Configure and read an I2C device’s registers#
#include <chrono>
#include <cstddef>
#include <cstdint>
#include "pw_bytes/bit.h"
#include "pw_i2c/address.h"
#include "pw_i2c/register_device.h"
#include "pw_log/log.h"
#include "pw_status/status.h"
using ::pw::Status;
using namespace std::chrono_literals;
// Search for `pi4ioe5v6416` in the Kudzu codebase to see real usage of
// pw::i2c::RegisterDevice
namespace pw::pi4ioe5v6416 {
namespace {
constexpr pw::i2c::Address kAddress = pw::i2c::Address::SevenBit<0x20>();
enum Register : uint32_t {
InputPort0 = 0x0,
ConfigPort0 = 0x6,
PullUpDownEnablePort0 = 0x46,
PullUpDownSelectionPort0 = 0x48,
};
} // namespace
// This particular example instantiates `pw::i2c::RegisterDevice`
// as part of a higher-level general "device" interface.

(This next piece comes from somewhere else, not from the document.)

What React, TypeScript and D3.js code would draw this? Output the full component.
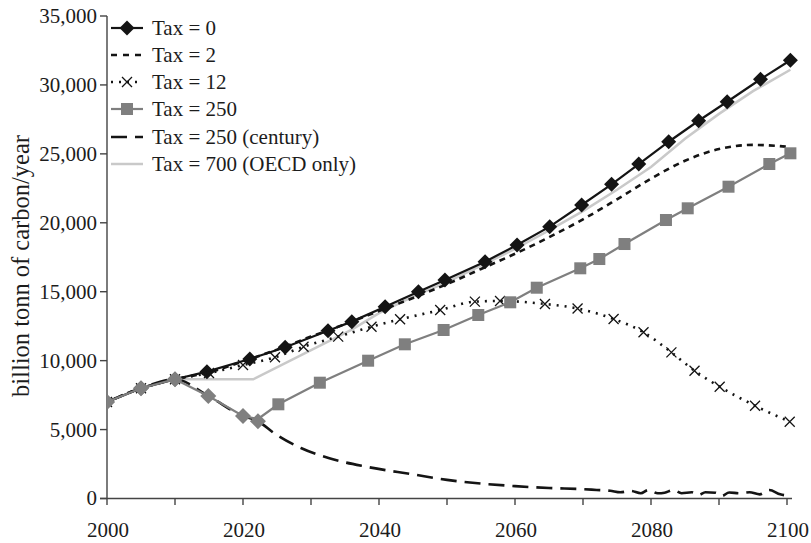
import React from "react";
import * as d3 from "d3";

const xTickYears = [2000, 2010, 2020, 2030, 2040, 2050, 2060, 2070, 2080, 2090, 2100];
const yTickValues = [0, 5000, 10000, 15000, 20000, 25000, 30000, 35000];

const tax0Years = [2000, 2005, 2010, 2014.7, 2021, 2026.2, 2032.5, 2036, 2040.9, 2045.8, 2049.7, 2055.6, 2060.3, 2065.1, 2069.8, 2074.2, 2078.2, 2082.6, 2087, 2091.2, 2096.1, 2100.5];
const tax0Values = [7000, 8000, 8650, 9200, 10120, 10970, 12170, 12830, 13910, 15000, 15850, 17180, 18390, 19720, 21290, 22790, 24260, 25880, 27400, 28780, 30410, 31790];

const tax2Years = [2000, 2005, 2010, 2015, 2020, 2025, 2030, 2035, 2040, 2045, 2050, 2055, 2060, 2065, 2070, 2075, 2080, 2085, 2090, 2095, 2100.5];
const tax2Values = [7000, 8000, 8650, 9150, 9950, 10800, 11750, 12650, 13600, 14550, 15550, 16650, 17750, 18950, 20250, 21700, 23200, 24500, 25350, 25650, 25500];

const tax12Years = [2000, 2005, 2010, 2015, 2020, 2024.7, 2028.9, 2034, 2038.9, 2043.1, 2049, 2054.1, 2057.8, 2064.4, 2069.2, 2074.5, 2078.9, 2083, 2086.4, 2090.1, 2095.3, 2100.4];
const tax12Values = [7000, 8000, 8650, 9100, 9680, 10240, 11010, 11740, 12460, 13000, 13670, 14280, 14330, 14110, 13780, 13020, 12060, 10600, 9270, 8110, 6730, 5570];

const tax250Years = [2000, 2005, 2010, 2014.9, 2020, 2022.2, 2025.2, 2031.3, 2038.4, 2043.8, 2049.5, 2054.6, 2059.3, 2063.2, 2069.6, 2072.4, 2076.1, 2082.2, 2085.4, 2091.4, 2097.4, 2100.5];
const tax250Values = [7000, 8000, 8650, 7435, 5984, 5767, 6833, 8400, 9996, 11185, 12223, 13311, 14232, 15291, 16698, 17372, 18460, 20201, 21050, 22617, 24264, 25040];

const centuryYears = [2000, 2005, 2010, 2014.9, 2020, 2022.2, 2024.6, 2028.6, 2032.7, 2038.1, 2045, 2050, 2055, 2060, 2065, 2070, 2072, 2074, 2075.5, 2077, 2078.5, 2079.6, 2081, 2082, 2083.3, 2084.5, 2086, 2087, 2088, 2089.5, 2090.4, 2091.5, 2093, 2094.5, 2096, 2097.4, 2099, 2100.3];
const centuryValues = [7000, 8000, 8650, 7435, 5984, 5600, 4729, 3641, 2916, 2307, 1750, 1350, 1080, 900, 760, 680, 620, 560, 450, 550, 380, 620, 380, 420, 620, 380, 450, 250, 450, 420, 180, 430, 380, 450, 300, 620, 300, 200];
const centuryMarkedCount = 6;

const oecdYears = [2000, 2005, 2010, 2021.5, 2036, 2040, 2045, 2050, 2055, 2060, 2065, 2070, 2075, 2080, 2085, 2090, 2095, 2100.5];
const oecdValues = [7000, 8000, 8650, 8650, 12250, 13450, 14650, 15700, 16900, 18100, 19450, 20850, 22400, 24050, 26100, 27900, 29550, 31100];

const legendLabels = ["Tax = 0", "Tax = 2", "Tax = 12", "Tax = 250", "Tax = 250 (century)", "Tax = 700 (OECD only)"];

const W = 811;
const H = 543;
const FONT = "'Liberation Serif', 'Times New Roman', serif";

const BLACK = "#141414";
const GRAY = "#7f7f7f";
const LIGHT = "#c9c9c9";
const AXIS = "#444";
const TEXT = "#1c1c1c";

type Pt = { x: number; y: number };

export default function App() {
  const x = d3.scaleLinear().domain([2000, 2100]).range([107, 787]);
  const y = d3.scaleLinear().domain([0, 35000]).range([498.5, 16]);

  const zip = (ys: number[], vs: number[]): Pt[] => ys.map((yr, i) => ({ x: x(yr), y: y(vs[i]) }));

  const linear = d3.line<Pt>().x((d) => d.x).y((d) => d.y);
  const smooth = d3.line<Pt>().x((d) => d.x).y((d) => d.y).curve(d3.curveMonotoneX);

  const p0 = zip(tax0Years, tax0Values);
  const p2 = zip(tax2Years, tax2Values);
  const p12 = zip(tax12Years, tax12Values);
  const p250 = zip(tax250Years, tax250Values);
  const pc = zip(centuryYears, centuryValues);
  const po = zip(oecdYears, oecdValues);

  const diamond = (cx: number, cy: number, r: number) =>
    `M${cx},${cy - r}L${cx + r},${cy}L${cx},${cy + r}L${cx - r},${cy}Z`;
  const cross = (cx: number, cy: number, r: number) =>
    `M${cx - r},${cy - r}L${cx + r},${cy + r}M${cx - r},${cy + r}L${cx + r},${cy - r}`;

  const legendY = [28, 55, 82, 109, 137, 164];
  const lx0 = 111;
  const lx1 = 143;
  const lmx = 127;

  return (
    <svg
      width={W}
      height={H}
      style={{ position: "absolute", left: 0, top: 0, display: "block", background: "#fff" }}
      fontFamily={FONT}
    >
      <defs>
        <clipPath id="plot">
          <rect x={107} y={0} width={700} height={499} />
        </clipPath>
      </defs>

      {/* axes */}
      <line x1={107} y1={16} x2={107} y2={499} stroke={AXIS} strokeWidth={1.4} />
      <line x1={100} y1={498.5} x2={792} y2={498.5} stroke={AXIS} strokeWidth={1.4} />
      {yTickValues.map((v) => (
        <g key={"yt" + v}>
          <line x1={100} x2={107} y1={y(v)} y2={y(v)} stroke={AXIS} strokeWidth={1.4} />
          <text x={97} y={y(v)} dy="0.33em" textAnchor="end" fontSize={21} fill={TEXT}>
            {d3.format(",")(v)}
          </text>
        </g>
      ))}
      {xTickYears.map((t) => (
        <g key={"xt" + t}>
          <line x1={x(t)} x2={x(t)} y1={498.5} y2={505} stroke={AXIS} strokeWidth={1.4} />
          {t % 20 === 0 && (
            <text x={x(t) + 1} y={536.5} textAnchor="middle" fontSize={21} fill={TEXT}>
              {t}
            </text>
          )}
        </g>
      ))}
      <text
        transform={`translate(21,266) rotate(-90)`}
        textAnchor="middle"
        dy="0.33em"
        fontSize={24.5}
        fill={TEXT}
      >
        billion tonn of carbon/year
      </text>

      <g clipPath="url(#plot)">
        {/* OECD only */}
        <path d={linear(po) || ""} fill="none" stroke={LIGHT} strokeWidth={2.5} />
        {/* Tax = 0 */}
        <path d={linear(p0) || ""} fill="none" stroke={BLACK} strokeWidth={2.2} />
        {p0.map((p, i) => (
          <path key={"d" + i} d={diamond(p.x, p.y, 7.5)} fill={BLACK} />
        ))}
        {/* Tax = 2 */}
        <path d={smooth(p2) || ""} fill="none" stroke={BLACK} strokeWidth={2.6} strokeDasharray="6,5" />
        {/* Tax = 12 */}
        <path d={smooth(p12) || ""} fill="none" stroke={BLACK} strokeWidth={2.6} strokeDasharray="2,6" strokeLinecap="butt" />
        {p12.map((p, i) => (
          <path key={"x" + i} d={cross(p.x, p.y, 5)} stroke={BLACK} strokeWidth={1.3} fill="none" />
        ))}
        {/* Tax = 250 century */}
        <path d={smooth(pc) || ""} fill="none" stroke={BLACK} strokeWidth={2.6} strokeDasharray="16,8" />
        {/* Tax = 250 */}
        <path d={linear(p250) || ""} fill="none" stroke={GRAY} strokeWidth={2.2} />
        {p250.map((p, i) =>
          i >= centuryMarkedCount ? (
            <rect key={"s" + i} x={p.x - 6} y={p.y - 6} width={12} height={12} fill={GRAY} />
          ) : null
        )}
        {pc.slice(0, centuryMarkedCount).map((p, i) => (
          <path key={"cd" + i} d={diamond(p.x, p.y, 8)} fill={GRAY} />
        ))}
      </g>

      {/* legend */}
      <g>
        <line x1={lx0} x2={lx1} y1={legendY[0]} y2={legendY[0]} stroke={BLACK} strokeWidth={2.2} />
        <path d={diamond(lmx, legendY[0], 7.5)} fill={BLACK} />

        <line x1={lx0} x2={lx1} y1={legendY[1]} y2={legendY[1]} stroke={BLACK} strokeWidth={2.6} strokeDasharray="6,6" />

        <line x1={lx0} x2={lx1} y1={legendY[2]} y2={legendY[2]} stroke={BLACK} strokeWidth={2.6} strokeDasharray="2,6" />
        <path d={cross(lmx, legendY[2], 5)} stroke={BLACK} strokeWidth={1.3} fill="none" />

        <line x1={lx0} x2={lx1} y1={legendY[3]} y2={legendY[3]} stroke={GRAY} strokeWidth={2.2} />
        <rect x={lmx - 6} y={legendY[3] - 6} width={12} height={12} fill={GRAY} />

        <line x1={lx0} x2={lx1} y1={legendY[4]} y2={legendY[4]} stroke={BLACK} strokeWidth={2.6} strokeDasharray="16,8" />

        <line x1={lx0} x2={lx1} y1={legendY[5]} y2={legendY[5]} stroke={LIGHT} strokeWidth={2.5} />

        {legendLabels.map((l, i) => (
          <text key={"lt" + i} x={152} y={legendY[i]} dy="0.33em" fontSize={21} fill={TEXT}>
            {l}
          </text>
        ))}
      </g>
    </svg>
  );
}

// See //lib/pi4ioe5v6416/public/pi4ioe5v6416/device.h in Kudzu.
Device::Device(pw::i2c::Initiator& initiator)
: initiator_(initiator),
register_device_(initiator,
kAddress,
endian::little,
pw::i2c::RegisterAddressSize::k1Byte) {}
Status Device::Enable() {
// Set port 0 as inputs for buttons (1=input)
device_.WriteRegister8(Register::ConfigPort0,
0xff,
pw::chrono::SystemClock::for_at_least(10ms));
// Select pullup resistors for button input (1=pullup)
device_.WriteRegister8(Register::PullUpDownSelectionPort0,
0xff,
pw::chrono::SystemClock::for_at_least(10ms));
// Enable pullup/down resistors for button input (1=enable)
device_.WriteRegister8(Register::PullUpDownEnablePort0,
0xff,
pw::chrono::SystemClock::for_at_least(10ms));
return OkStatus();
}
pw::Result<uint8_t> Device::ReadPort0() {
return device_.ReadRegister8(Register::InputPort0,
pw::chrono::SystemClock::for_at_least(10ms));
}
} // namespace pw::pi4ioe5v6416
The code example above was adapted from Kudzu. See the following
files for real pw::i2c::RegisterDevice
usage:
Access an I2C device’s registers over RPC#
pw::i2c::I2cService
enables accessing an I2C device’s registers
over RPC.
Using pw_console, invoke the service to perform an I2C read:
# Read register `0x0e` from the device at `0x22`.
device.rpcs.pw.i2c.I2c.I2cRead(
bus_index=0,
target_address=0x22,
register_address=b'\x0e',
read_size=1
)
For responders that support 4-byte register width, you can specify the register address like this:
device.rpcs.pw.i2c.I2c.I2cRead(
bus_index=0,
target_address=<address>,
register_address=b'\x00\x00\x00\x00',
read_size=4
)
To perform an I2C write:
device.rpcs.pw.i2c.I2c.I2cWrite(
bus_index=0,
target_address=0x22,
register_address=b'\x0e',
value=b'\xbc'
)
Multi-byte writes can also be specified with the bytes fields for
register_address
and value
.
I2C responders that require multi-byte access may expect a specific endianness. The order of bytes specified in the bytes field will match the order of bytes sent or received on the bus. The maximum supported value for multi-byte access is 4 bytes.